**EXERCISE OBJECTIVE**
Give the data below again exactly as it stands. Omit the pictures.
Start
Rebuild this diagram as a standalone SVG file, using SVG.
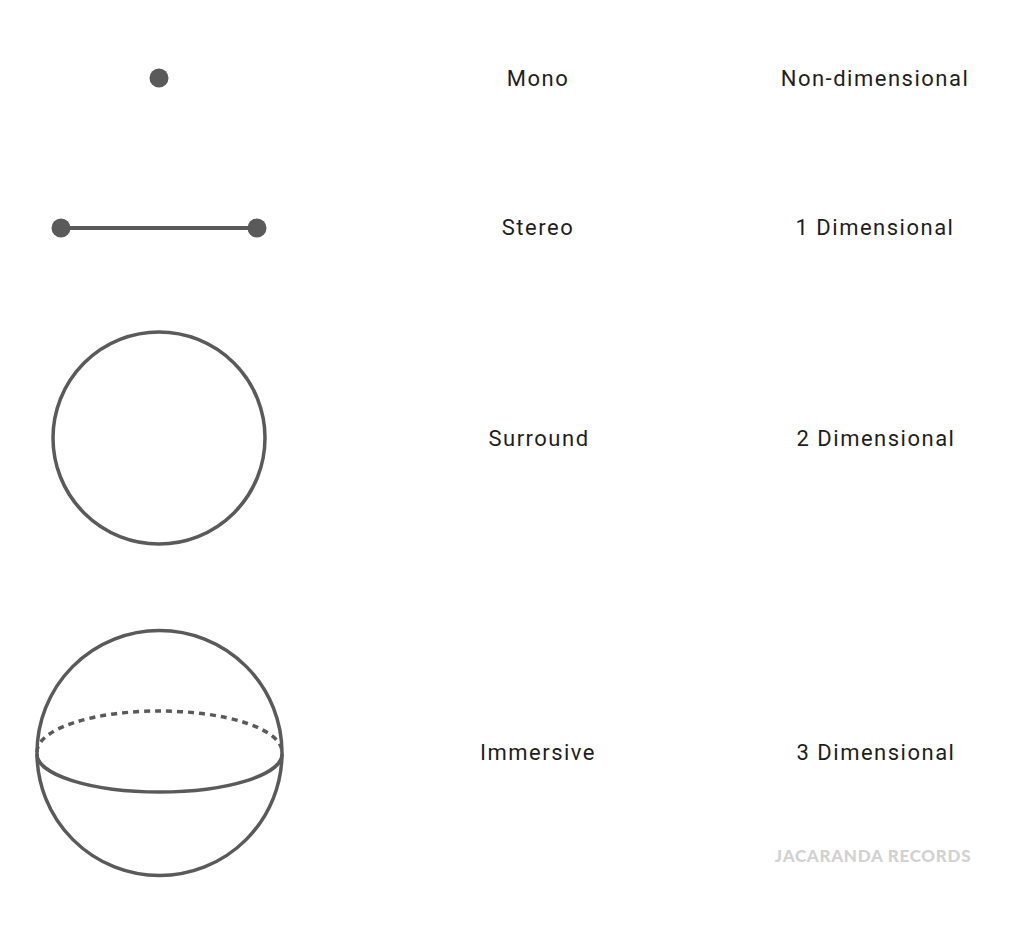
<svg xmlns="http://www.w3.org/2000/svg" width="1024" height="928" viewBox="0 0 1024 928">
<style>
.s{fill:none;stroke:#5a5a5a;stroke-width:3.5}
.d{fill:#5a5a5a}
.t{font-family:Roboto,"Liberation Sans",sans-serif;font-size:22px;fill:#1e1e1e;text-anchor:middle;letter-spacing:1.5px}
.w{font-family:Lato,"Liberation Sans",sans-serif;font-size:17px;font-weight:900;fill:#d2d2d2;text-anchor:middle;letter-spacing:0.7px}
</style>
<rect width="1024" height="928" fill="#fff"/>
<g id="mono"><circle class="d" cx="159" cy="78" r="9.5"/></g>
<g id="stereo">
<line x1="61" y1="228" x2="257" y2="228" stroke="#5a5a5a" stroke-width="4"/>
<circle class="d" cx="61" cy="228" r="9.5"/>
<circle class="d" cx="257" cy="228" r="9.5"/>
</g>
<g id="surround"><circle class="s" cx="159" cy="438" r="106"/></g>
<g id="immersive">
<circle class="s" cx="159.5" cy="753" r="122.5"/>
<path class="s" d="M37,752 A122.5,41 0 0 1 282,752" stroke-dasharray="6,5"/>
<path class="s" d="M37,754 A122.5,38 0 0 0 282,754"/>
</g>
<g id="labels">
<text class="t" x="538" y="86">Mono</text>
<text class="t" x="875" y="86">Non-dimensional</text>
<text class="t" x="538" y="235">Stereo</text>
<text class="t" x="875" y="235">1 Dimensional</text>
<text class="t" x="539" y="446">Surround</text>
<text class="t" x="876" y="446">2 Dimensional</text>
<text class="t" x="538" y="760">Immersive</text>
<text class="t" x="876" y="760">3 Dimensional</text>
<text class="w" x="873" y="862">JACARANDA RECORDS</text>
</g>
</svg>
End
**EXERCISE OUTPUT**
Rebuild this diagram as a standalone SVG file, using SVG.
<svg xmlns="http://www.w3.org/2000/svg" width="1024" height="928" viewBox="0 0 1024 928">
<style>
.s{fill:none;stroke:#5a5a5a;stroke-width:3.5}
.d{fill:#5a5a5a}
.t{font-family:Roboto,"Liberation Sans",sans-serif;font-size:22px;fill:#1e1e1e;text-anchor:middle;letter-spacing:1.5px}
.w{font-family:Lato,"Liberation Sans",sans-serif;font-size:17px;font-weight:900;fill:#d2d2d2;text-anchor:middle;letter-spacing:0.7px}
</style>
<rect width="1024" height="928" fill="#fff"/>
<g id="mono"><circle class="d" cx="159" cy="78" r="9.5"/></g>
<g id="stereo">
<line x1="61" y1="228" x2="257" y2="228" stroke="#5a5a5a" stroke-width="4"/>
<circle class="d" cx="61" cy="228" r="9.5"/>
<circle class="d" cx="257" cy="228" r="9.5"/>
</g>
<g id="surround"><circle class="s" cx="159" cy="438" r="106"/></g>
<g id="immersive">
<circle class="s" cx="159.5" cy="753" r="122.5"/>
<path class="s" d="M37,752 A122.5,41 0 0 1 282,752" stroke-dasharray="6,5"/>
<path class="s" d="M37,754 A122.5,38 0 0 0 282,754"/>
</g>
<g id="labels">
<text class="t" x="538" y="86">Mono</text>
<text class="t" x="875" y="86">Non-dimensional</text>
<text class="t" x="538" y="235">Stereo</text>
<text class="t" x="875" y="235">1 Dimensional</text>
<text class="t" x="539" y="446">Surround</text>
<text class="t" x="876" y="446">2 Dimensional</text>
<text class="t" x="538" y="760">Immersive</text>
<text class="t" x="876" y="760">3 Dimensional</text>
<text class="w" x="873" y="862">JACARANDA RECORDS</text>
</g>
</svg>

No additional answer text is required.